The Israeli settlement project in occupied Palestinian territory, which started from the beginning of the Israeli occupation in 1967, has always been one of the most contentious aspects of the conflict.
From the beginning, these illegal settlements, including in East Jerusalem, were responsible for provoking fierce confrontations. And when the peace process started, this same Israeli policy proved the major obstacle to reaching a solution.
Many ideas have been presented in the course of trying to find a solution as to how the peace process should deal with these illegal facts on the ground.
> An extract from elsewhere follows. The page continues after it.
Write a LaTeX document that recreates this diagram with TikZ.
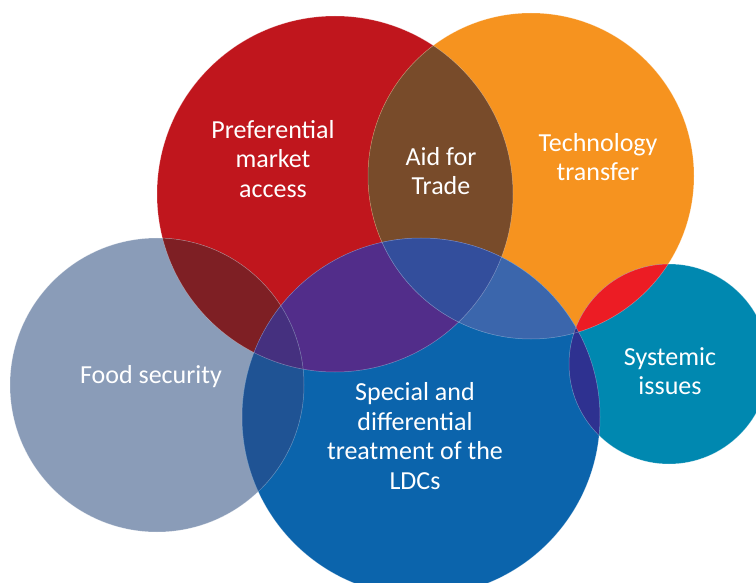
\documentclass[tikz,border=0pt]{standalone}
\usepackage{fontspec}
\setmainfont{Carlito}
\definecolor{cred}{HTML}{C0161D}
\definecolor{corange}{HTML}{F6931F}
\definecolor{cgrey}{HTML}{8A9CB8}
\definecolor{cblue}{HTML}{0B64AC}
\definecolor{cteal}{HTML}{0088B0}
\definecolor{cbrown}{HTML}{784B2A}
\definecolor{cdarkred}{HTML}{7E1F24}
\definecolor{cpurple}{HTML}{522D8A}
\definecolor{cob}{HTML}{3B66AC}
\definecolor{cgb}{HTML}{1F5394}
\definecolor{cot}{HTML}{EC1C24}
\definecolor{cbt}{HTML}{2E3190}
\definecolor{crob}{HTML}{334E9C}
\definecolor{crgb}{HTML}{45307F}
\definecolor{cobt}{HTML}{2B2F86}
\tikzset{
  lbl/.style={text=white, align=center, font=\fontsize{26}{29.5}\selectfont, inner sep=0pt},
  rim/.style={draw=white, draw opacity=0.35, line width=0.5pt}
}
\newcommand{\cR}{(335,194) circle[radius=178]}
\newcommand{\cO}{(531,176) circle[radius=163]}
\newcommand{\cG}{(157,385) circle[radius=147]}
\newcommand{\cB}{(421,417) circle[radius=179]}
\newcommand{\cT}{(669,364) circle[radius=100]}
\begin{document}
\begin{tikzpicture}[x=1pt,y=-1pt]
\useasboundingbox (0,0) rectangle (756,583);
\begin{scope}
\clip (0,0) rectangle (756,583);
% base circles
\fill[cred] \cR;
\fill[corange] \cO;
\fill[cgrey] \cG;
\fill[cblue] \cB;
\fill[cteal] \cT;
% pairwise overlaps
\begin{scope}\clip \cR; \fill[cbrown] \cO; \end{scope}
\begin{scope}\clip \cR; \fill[cdarkred] \cG; \end{scope}
\begin{scope}\clip \cR; \fill[cpurple] \cB; \end{scope}
\begin{scope}\clip \cO; \fill[cob] \cB; \end{scope}
\begin{scope}\clip \cG; \fill[cgb] \cB; \end{scope}
\begin{scope}\clip \cO; \fill[cot] \cT; \end{scope}
\begin{scope}\clip \cB; \fill[cbt] \cT; \end{scope}
% triple overlaps
\begin{scope}\clip \cR; \clip \cO; \fill[crob] \cB; \end{scope}
\begin{scope}\clip \cR; \clip \cG; \fill[crgb] \cB; \end{scope}
\begin{scope}\clip \cO; \clip \cB; \fill[cobt] \cT; \end{scope}
% faint rims
\path[rim] \cR; \path[rim] \cO; \path[rim] \cG; \path[rim] \cB; \path[rim] \cT;
\end{scope}
% labels
\node[lbl] (pma) at (273,159) {Preferential\\market\\access};
\node[lbl] (aft) at (441,171) {Aid for\\Trade};
\node[lbl] (tt) at (598,157) {Technology\\transfer};
\node[lbl] (fs) at (151,377) {Food security};
\node[lbl] (sdt) at (415,436) {Special and\\differential\\treatment of the\\LDCs};
\node[lbl] (si) at (670,371) {Systemic\\issues};
\end{tikzpicture}
\end{document}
One of the more creative ones is the idea of a land-swap, which was presented first during the Camp David negotiations in 2000, where the Palestinian side accepted the principle, with the condition that swaps be equal in quality and quantity.
Another creative idea for dealing with this problem is the possibility of allowing Israeli citizens to stay inside a future Palestinian state. More than one Palestinian leader has already included such a possibility in their future scenarios and possible solutions.
However, this should also be qualified, particularly in terms of the legal status of those settlers who might choose to stay in an independent Palestinian state, as well as with regards to the land they have been living on.
Everybody who lives in the future Palestinian state obviously must abide by Palestinian laws and regulations, simply because all the territory of that state and the people living there come under the jurisdiction of that state. The land that Israeli settlers now live on, meanwhile, is land that is stolen from Palestinians, either individually or collectively.
This means that any settlers who choose to stay in a Palestinian state must understand that the land that they are illegally using now does not belong to them but to Palestinians who are likely still alive and hold the deeds.
There are different motivations for Israeli settlers living illegally in occupied Palestinian territory. Most of those motivations will disappear when these settlements are no longer under the extra-territorial jurisdiction of Israel, but some settlers might have certain attachments that could in reasonable numbers be tolerated under a fair solution that sees the creation of a Palestinian state.
Yet the continuing expansion and increase of illegal settlements, including in East Jerusalem, will only make it gradually more difficult if not impossible to find creative ideas and solutions to the settlement problem in the course of negotiations.
Indeed, the creative ideas described here are being intentionally misused by some Israeli officials to justify continuing the extremely dangerous expansion of settlements. Ideas that seem to accommodate certain aspects of settlement policy, such as land swaps or accepting settlers in a future Palestinian state, are used, or misused, to further propel settlement building under the justification that the peace process will find a way to accommodate it.
For these reasons there has recently been a growing debate among Palestinians, including moderate supporters of the peace process, that such creative proposals should be withdrawn from the negotiating table as long as no seriousness is evinced from the Israeli side that it is interested in progress in the peace process, rather than simply in abusing the peace process to facilitate the illegal expansion of settlements.